Description
This Sausage Stuffed Acorn Squash recipe is a hearty and flavorful dish perfect for fall or any cozy meal. Roasted acorn squash halves are filled with a savory mixture of Italian sausage, quinoa, sautéed vegetables, nuts, and dried cranberries, then baked until golden and delicious. It’s a comforting, colorful meal that combines sweet and savory elements with a nutty crunch, ideal as a main dish that feels both wholesome and indulgent.
Ingredients
Scale
Acorn Squash
- 2 medium acorn squashes
- Olive oil for drizzling
- Salt and black pepper to taste
Stuffing
- 1 pound Italian sausage (mild or spicy, according to preference)
- 1 cup cooked quinoa (or rice if preferred)
- 1 small onion, finely chopped
- 2 cloves garlic, minced
- 1 cup mushrooms, diced (optional)
- 1 cup spinach, chopped
- 1/2 cup dried cranberries (or raisins)
- 1/2 cup walnuts or pecans, chopped
- 1 teaspoon dried thyme
- 1 teaspoon dried sage
- 1/2 teaspoon salt
- 1/4 teaspoon black pepper
- 1/4 cup grated Parmesan cheese (optional for topping)
Instructions
- Preheat Oven: Preheat your oven to 400°F (200°C) to prepare for roasting the acorn squash halves.
- Prepare Squash: Carefully cut the acorn squashes in half vertically and scoop out the seeds and fibrous insides with a spoon to create space for the stuffing.
- Season Squash: Brush the inside of each squash half with olive oil, then sprinkle with salt and pepper. Place the squash halves cut side down on a parchment-lined baking sheet.
- Roast Squash: Roast the squash for 25-30 minutes until tender and easily pierced with a fork, which softens the flesh for stuffing.
- Cook Sausage: While the squash roasts, heat a large skillet over medium heat. Add the Italian sausage, breaking it up with a wooden spoon, and cook until browned and fully cooked. Remove and set aside.
- Sauté Vegetables: In the same skillet, add the chopped onion and sauté for 3-4 minutes until translucent. Add the minced garlic and diced mushrooms (if using), cooking for an additional 3-4 minutes until mushrooms soften.
- Combine Filling: Stir in chopped spinach, cooked quinoa, dried cranberries, nuts, thyme, sage, and the cooked sausage. Season with salt and pepper to taste. Cook for 2-3 minutes until spinach wilts and everything is heated through.
- Stuff Squash: When the squash is done, flip the halves over so cut side is up. Spoon the sausage mixture into each half, packing it tightly to fill the cavities.
- Add Cheese: Sprinkle the stuffed squash tops with grated Parmesan cheese if using, for a golden, savory finish.

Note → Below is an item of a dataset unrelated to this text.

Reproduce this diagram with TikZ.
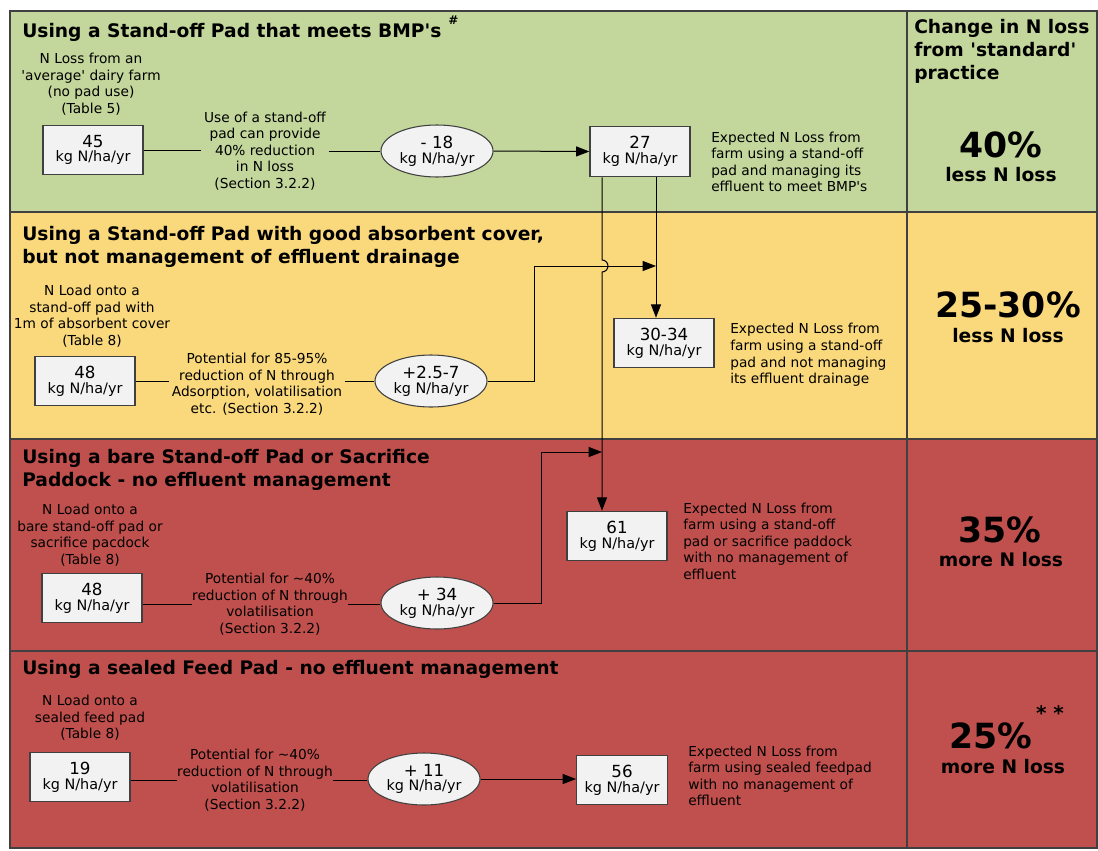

- Bake Again: Return the stuffed squashes to the oven and bake for 10-15 minutes until the cheese is golden and the filling is heated through.
- Serve: Remove from oven and allow to cool slightly before serving to enjoy a warm, hearty meal.
Notes
- You can substitute cooked rice for quinoa to suit your preference or what you have on hand.
- For a vegetarian version, omit the sausage and add more mushrooms or a plant-based sausage alternative.
- Optional mushrooms add earthy flavor but can be left out if preferred.
- Leftovers reheat well and make for excellent next-day meals.
- Ensure the squash is cut evenly for uniform cooking.